23/06/2015 às 06h06

Juiz pode fixar multa pelo não cumprimento de decisão até em valor superior ao valor da causa

Por Equipe Editorial

As astreintes (multa imposta pelo Juiz) não têm cunho indenizatório ou compensatório. Tal multa evidencia-se como meio de coação para cumprimento de decisão judicial.

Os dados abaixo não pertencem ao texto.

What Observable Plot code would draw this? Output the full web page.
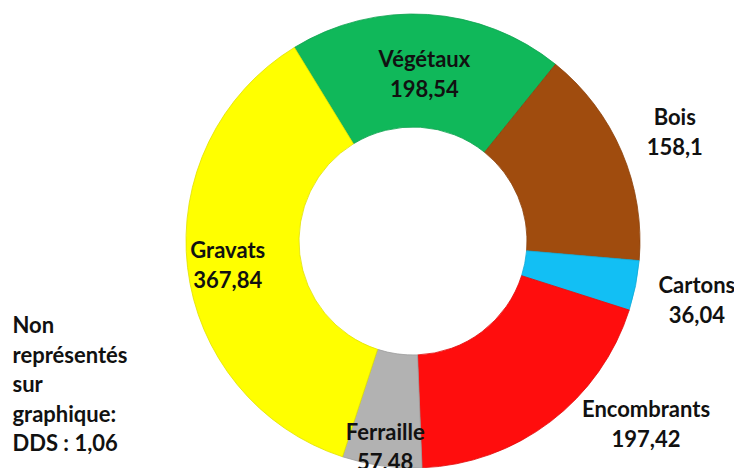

Assim, considerando a renitência da empresa agrava no cumprimento do ato decisório, mister majorar a multa com fincas na proporcionalidade/razoabilidade

Valor da Multa

Na origem, a ação ordinária ajuizada pelo produtor contra a (…) foi julgada procedente para rescindir os contratos celebrados entre eles que previam a compra e venda de 35.000 sacas de soja de 60 Kg no valor total de R$ 1.065.850,00 (um milhão sessenta e cinco mil oitocentos e cinquenta reais), tendo esta última sido condenada a devolver àquele somente 8.673,88 sacas do produto, entregues e não pagas, sob pena de multa diária, no caso de atraso, fixada no valor de R$ 2,00 (dois reais) por saca.

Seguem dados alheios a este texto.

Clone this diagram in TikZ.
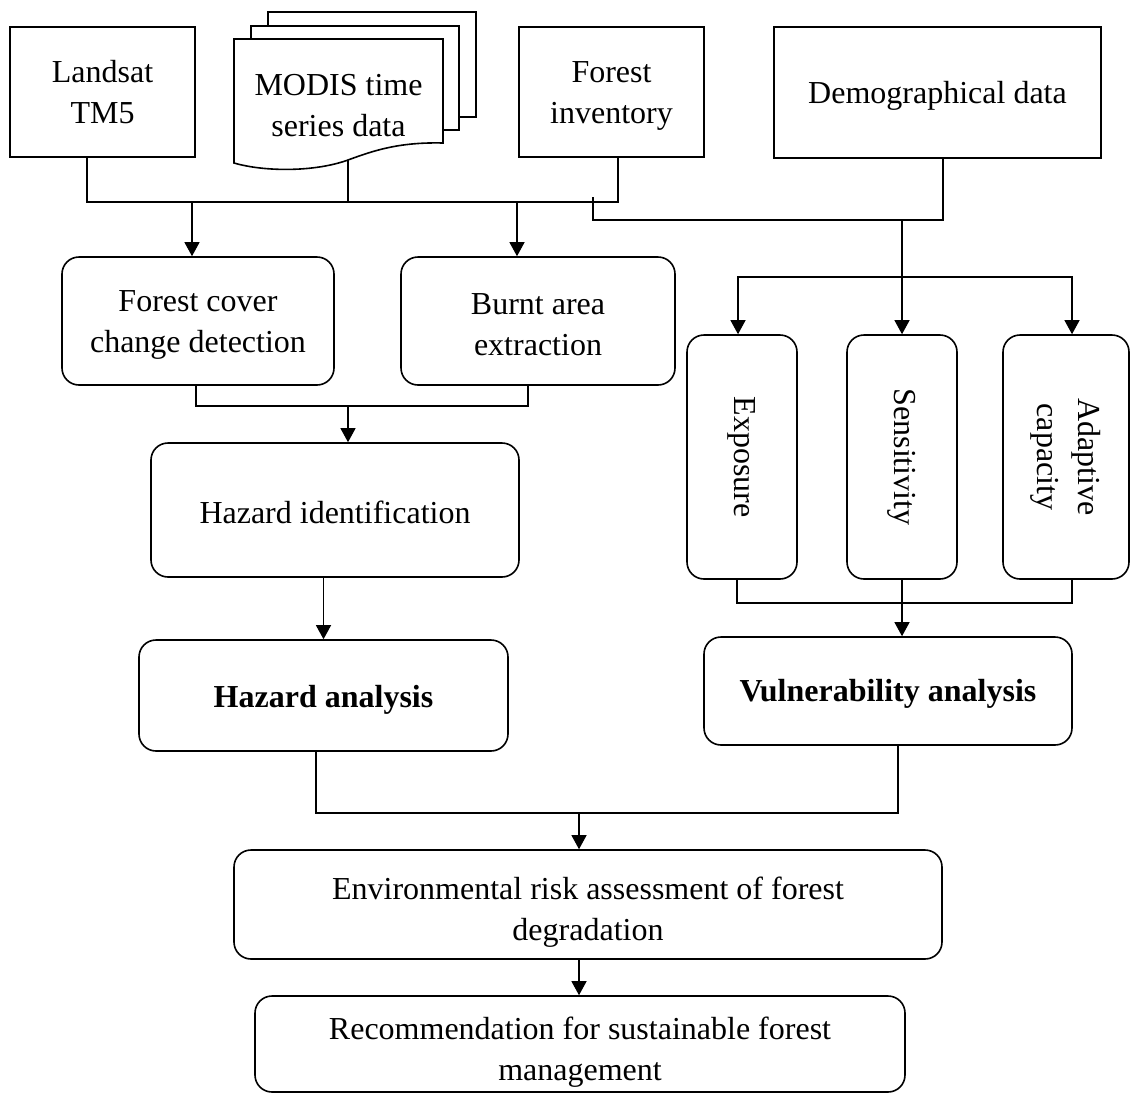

Valor arbitrado para a multa no caso de descumprimento da ordem judicial que não foi exorbitante. Multiplicando-se seu valor (R$ 2,00) pelo número de sacas de soja de 60Kg que deveriam ser entregues (8.673,88), tem-se a astreinte diária de R$ 17.347,76 que, comparado ao correspondente às referidas sacas, R$ 264.144,42, não se mostra exagerada e atende aos princípios da razoabilidade e da proporcionalidade.

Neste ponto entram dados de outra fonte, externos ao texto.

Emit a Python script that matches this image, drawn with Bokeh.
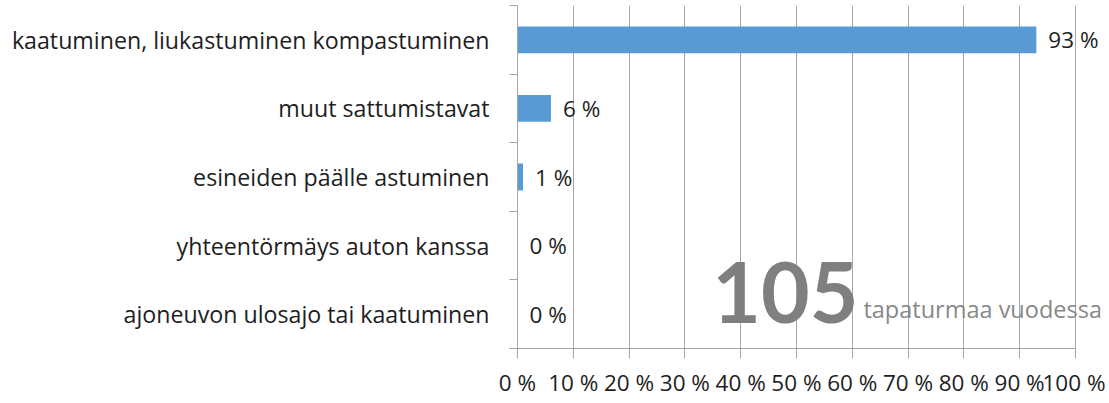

A doutrina capitaneada pelo destacado autor NÉLSON NERY JÚNIOR demonstra que “o juiz não deve ficar com receio de fixar o, valor em quantia alta, pensando no pagamento. O objeto das astreintes não é obrigar o réu a pagar o valor da multa, mas obrigá-lo a cumprir a obrigação na forma específica. A multa é apenas inibitória. Deve ser alta para que o devedor desista de seu intento de não cumprir a obrigação específica. Vale dizer, o devedor deve sentir ser preferível cumprir a obrigação na forma específica a pagar o alto valor da multa fixada pelo juiz” (Código de Processo Civil Comentado. IIª edição. Editora: RT. São Paulo. 2010. FI. 702)

Muitos Recursos

O valor de multa cominatória pode ser exigido em montante superior ao da obrigação principal.O objetivo da astreinte não é constranger o réu a pagar o valor da multa, mas forçá-lo a cumprir a obrigação específica. Dessa forma, o valor da multa diária deve ser o bastante para inibir o devedor que descumpre decisão judicial, educando-o. Nesse passo, é lícito ao juiz, adotando os critérios da razoabilidade e da proporcionalidade, limitar o valor da astreinte, a fim de evitar o enriquecimento sem causa, nos termos do § 6º do art. 461 do CPC. Nessa medida, a apuração da razoabilidade e da proporcionalidade do valor da multa diária deve ser verificada no momento de sua fixação em cotejo com o valor da obrigação principal.

Com efeito, a redução do montante total a título de astreinte, quando superior ao valor da obrigação principal, acaba por prestigiar a conduta de recalcitrância do devedor em cumprir as decisões judiciais, bem como estimula a interposição de recursos com esse fim, em total desprestígio da atividade jurisdicional das instâncias ordinárias. Em suma, deve-se ter em conta o valor da multa diária inicialmente fixada e não o montante total alcançado em razão da demora no cumprimento da decisão. Portanto, a fim de desestimular a conduta recalcitrante do devedor em cumprir decisão judicial, é possível se exigir valor de multa cominatória superior ao montante da obrigação principal.

Dosagem da Multa

Consoante o entendimento da Segunda Seção, é admitida a redução do valor da astreinte quando a sua fixação ocorrer em valor muito superior ao discutido na ação judicial em que foi imposta, a fim de evitar possível enriquecimento sem causa. Todavia, se a apuração da razoabilidade e da proporcionalidade se faz entre o simples cotejo do valor da obrigação principal com o valor total fixado a título de astreinte, inquestionável que a redução do valor da última, pelo simples fato de ser muito superior à primeira, prestigiará a conduta de recalcitrância do devedor em cumprir as decisões judiciais, além do que estimulará os recursos com esse fim a esta Corte Superior, para a diminuição do valor devido, em total desprestígio da atividade jurisdicional das instâncias ordinárias, que devem ser as responsáveis pela definição da questão, e da própria efetividade da prestação jurisdicional.

Fontes: Recurso Especial nº 1.352.426-GO, 3ª Turma STJ, acórdão DJ-e 18/5/2015.